We used transfer learning to improve the maize model. We had some yield data from South Sudan and Ethiopia (Source: deep-transfer-learning-crop-prediction) that we used to train the model and then fine-tuned it using the yield data from Senegal.

Data augmentation

We tried to do some data augmentation on the IPAR dataset by taking sliding windows around the point of origin (lat/lon) and assuming the yield of the crops in these sliding windows was the same as at the point.

Figure 1 shows all the Points (lat/lon) from the IPAR dataset for the Maize crops and the other three figures show the sliding windows around one of the Points (describing the data augmentation explained above) . Source: Omdena

This method did not improve the maize and millet results but did improve the rice model.

Results

We ran several trainings with the different approaches explained previously and collected the resulting metrics:

*Metrics of the prediction for several trainings and crop types (MSE in T/ha) . Source: Omdena*

We can see that the Transfer Learning for the maize model did improve the MSE (Mean square error) and therefore was our best MSE. In comparison, the millet model did not do as well as the maize model but we did not have any other data to perform transfer learning. Finally, the rice model could be improved using data from other countries from the same Github repository where you found the maize data. To be noted: the MSE is higher for the rice model because the yields of rice are higher than the maize and millet yields in the first place (up to 14 T/ha).

Here are some visualizations of the maize results:

*CNN-LSTM results (Maize) . Source: Omdena*

We also ran the predictions on every department of Senegal over 4 years (2015–2018) for maize, rice and millet:

*Yield prediction for three different types of crop over four years in each Senegalese department . Source: Omdena*

Final product

We created an interactive notebook where the user can select the region they want to predict the yield. The user can also choose the year and crop type. While this notebook has several application areas. For instance, it can be used as a tool for policymakers to decide what food to import and export in order to maintain food security in the country. The tool can also help farmers make management and financial decisions.

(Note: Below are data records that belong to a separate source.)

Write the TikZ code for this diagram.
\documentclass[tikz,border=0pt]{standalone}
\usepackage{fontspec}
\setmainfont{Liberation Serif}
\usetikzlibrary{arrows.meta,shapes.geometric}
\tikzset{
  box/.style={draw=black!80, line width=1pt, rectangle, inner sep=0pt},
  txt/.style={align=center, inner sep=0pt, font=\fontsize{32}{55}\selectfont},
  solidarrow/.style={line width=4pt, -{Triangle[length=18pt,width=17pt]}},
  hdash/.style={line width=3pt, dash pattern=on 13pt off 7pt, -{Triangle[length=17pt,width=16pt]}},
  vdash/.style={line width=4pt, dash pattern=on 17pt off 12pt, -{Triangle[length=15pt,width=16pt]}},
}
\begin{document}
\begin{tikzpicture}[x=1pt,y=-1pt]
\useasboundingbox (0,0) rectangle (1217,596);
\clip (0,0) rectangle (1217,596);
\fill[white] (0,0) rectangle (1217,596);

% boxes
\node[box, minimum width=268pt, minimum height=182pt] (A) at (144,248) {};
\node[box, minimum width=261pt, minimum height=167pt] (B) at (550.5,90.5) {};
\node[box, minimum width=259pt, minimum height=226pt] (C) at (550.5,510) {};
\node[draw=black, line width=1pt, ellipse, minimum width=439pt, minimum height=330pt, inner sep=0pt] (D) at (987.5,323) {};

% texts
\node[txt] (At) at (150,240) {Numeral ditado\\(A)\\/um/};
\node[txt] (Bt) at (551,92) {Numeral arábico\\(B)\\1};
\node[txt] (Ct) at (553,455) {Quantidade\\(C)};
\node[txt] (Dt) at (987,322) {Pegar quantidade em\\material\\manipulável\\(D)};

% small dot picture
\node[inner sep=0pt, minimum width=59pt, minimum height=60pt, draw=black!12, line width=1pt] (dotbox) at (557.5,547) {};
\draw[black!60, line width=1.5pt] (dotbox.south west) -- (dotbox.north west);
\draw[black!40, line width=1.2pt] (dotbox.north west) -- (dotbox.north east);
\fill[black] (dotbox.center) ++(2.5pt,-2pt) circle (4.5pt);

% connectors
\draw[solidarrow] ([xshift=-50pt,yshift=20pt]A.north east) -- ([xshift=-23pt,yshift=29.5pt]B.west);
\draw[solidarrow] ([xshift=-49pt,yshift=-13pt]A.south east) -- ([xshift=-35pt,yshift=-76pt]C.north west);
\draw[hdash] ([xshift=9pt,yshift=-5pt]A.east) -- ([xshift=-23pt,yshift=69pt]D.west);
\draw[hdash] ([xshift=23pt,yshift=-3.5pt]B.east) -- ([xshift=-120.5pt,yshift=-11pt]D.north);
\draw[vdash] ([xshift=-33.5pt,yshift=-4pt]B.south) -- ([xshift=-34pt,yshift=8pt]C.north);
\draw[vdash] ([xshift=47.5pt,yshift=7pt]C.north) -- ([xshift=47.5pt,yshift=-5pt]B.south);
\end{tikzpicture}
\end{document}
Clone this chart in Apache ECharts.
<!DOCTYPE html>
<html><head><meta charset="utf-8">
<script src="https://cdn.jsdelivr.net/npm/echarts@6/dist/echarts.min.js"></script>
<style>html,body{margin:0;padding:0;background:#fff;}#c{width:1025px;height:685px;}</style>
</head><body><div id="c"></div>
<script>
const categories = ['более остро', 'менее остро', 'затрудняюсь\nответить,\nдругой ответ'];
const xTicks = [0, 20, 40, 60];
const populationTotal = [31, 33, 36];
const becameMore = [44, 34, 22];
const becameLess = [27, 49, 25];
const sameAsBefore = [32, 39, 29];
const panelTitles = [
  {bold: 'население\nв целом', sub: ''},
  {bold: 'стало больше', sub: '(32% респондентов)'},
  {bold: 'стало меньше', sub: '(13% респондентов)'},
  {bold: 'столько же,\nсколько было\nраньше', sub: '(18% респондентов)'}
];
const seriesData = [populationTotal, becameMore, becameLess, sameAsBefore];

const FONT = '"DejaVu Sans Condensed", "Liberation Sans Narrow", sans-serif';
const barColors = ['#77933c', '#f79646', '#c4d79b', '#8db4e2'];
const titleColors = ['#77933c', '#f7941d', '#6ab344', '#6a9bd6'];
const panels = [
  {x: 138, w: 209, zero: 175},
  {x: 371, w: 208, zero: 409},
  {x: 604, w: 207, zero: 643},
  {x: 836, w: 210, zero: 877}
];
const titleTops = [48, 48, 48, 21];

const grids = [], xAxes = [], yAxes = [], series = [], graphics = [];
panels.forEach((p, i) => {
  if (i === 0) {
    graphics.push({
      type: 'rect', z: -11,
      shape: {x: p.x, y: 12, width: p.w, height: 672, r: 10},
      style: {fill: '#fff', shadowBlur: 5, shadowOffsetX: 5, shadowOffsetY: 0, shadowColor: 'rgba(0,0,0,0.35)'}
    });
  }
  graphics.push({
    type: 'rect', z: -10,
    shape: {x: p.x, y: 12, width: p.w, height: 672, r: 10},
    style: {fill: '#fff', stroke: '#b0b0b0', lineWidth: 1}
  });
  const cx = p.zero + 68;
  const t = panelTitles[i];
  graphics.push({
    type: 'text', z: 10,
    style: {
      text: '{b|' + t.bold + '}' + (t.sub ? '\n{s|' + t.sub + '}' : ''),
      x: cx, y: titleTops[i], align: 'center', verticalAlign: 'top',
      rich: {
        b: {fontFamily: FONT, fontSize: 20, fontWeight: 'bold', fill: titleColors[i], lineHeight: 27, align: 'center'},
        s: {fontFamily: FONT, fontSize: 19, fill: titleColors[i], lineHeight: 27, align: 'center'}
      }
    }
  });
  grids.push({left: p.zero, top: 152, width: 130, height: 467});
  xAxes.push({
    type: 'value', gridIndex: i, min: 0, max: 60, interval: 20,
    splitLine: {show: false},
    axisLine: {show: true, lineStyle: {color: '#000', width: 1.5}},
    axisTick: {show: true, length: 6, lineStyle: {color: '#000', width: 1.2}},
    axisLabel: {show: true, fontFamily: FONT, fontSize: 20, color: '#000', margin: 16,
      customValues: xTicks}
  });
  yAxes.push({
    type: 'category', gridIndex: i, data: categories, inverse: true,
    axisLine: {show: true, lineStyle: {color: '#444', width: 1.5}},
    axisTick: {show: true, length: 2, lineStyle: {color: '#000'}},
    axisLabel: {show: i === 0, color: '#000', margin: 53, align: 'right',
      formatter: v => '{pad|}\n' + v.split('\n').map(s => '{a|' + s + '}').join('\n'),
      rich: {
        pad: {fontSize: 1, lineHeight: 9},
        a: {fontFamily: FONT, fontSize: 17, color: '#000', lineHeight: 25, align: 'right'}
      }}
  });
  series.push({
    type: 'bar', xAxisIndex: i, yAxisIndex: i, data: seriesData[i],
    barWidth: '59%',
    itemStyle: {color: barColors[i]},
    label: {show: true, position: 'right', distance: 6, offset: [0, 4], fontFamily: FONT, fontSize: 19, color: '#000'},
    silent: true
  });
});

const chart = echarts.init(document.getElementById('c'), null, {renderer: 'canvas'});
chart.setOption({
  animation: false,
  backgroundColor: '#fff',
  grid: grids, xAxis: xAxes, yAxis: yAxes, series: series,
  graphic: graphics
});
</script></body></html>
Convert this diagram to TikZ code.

After the user selects region on an interactive map, the notebook will then download the images for the region of interest, generate the 3D histograms, and use it as an input of the CNN-LSTM pre-trained model to predict the yield of the crop type selected. Source: Omdena

We also implemented another notebook that will take as input the GPS latitude and longitude instead of a selected area:

Yield prediction with GPS latitude/longitude as input . Source: Omdena

Conclusion

To conclude, in these two months, we were able to implement a Deep Learning model that predicts crop yield in Senegal following this schema:

*Summary of project’s structure . Source: Omdena*

As mentioned in this article, the lack of ground truth data was an issue that made the models not as efficient and accurate for Senegal as they could be. An improvement easily implementable would be to have ground-truth data like the 2014 IPAR dataset but for several years in order to be able to show the model the fluctuations over the years so that it could learn it and be more flexible to variations in the data.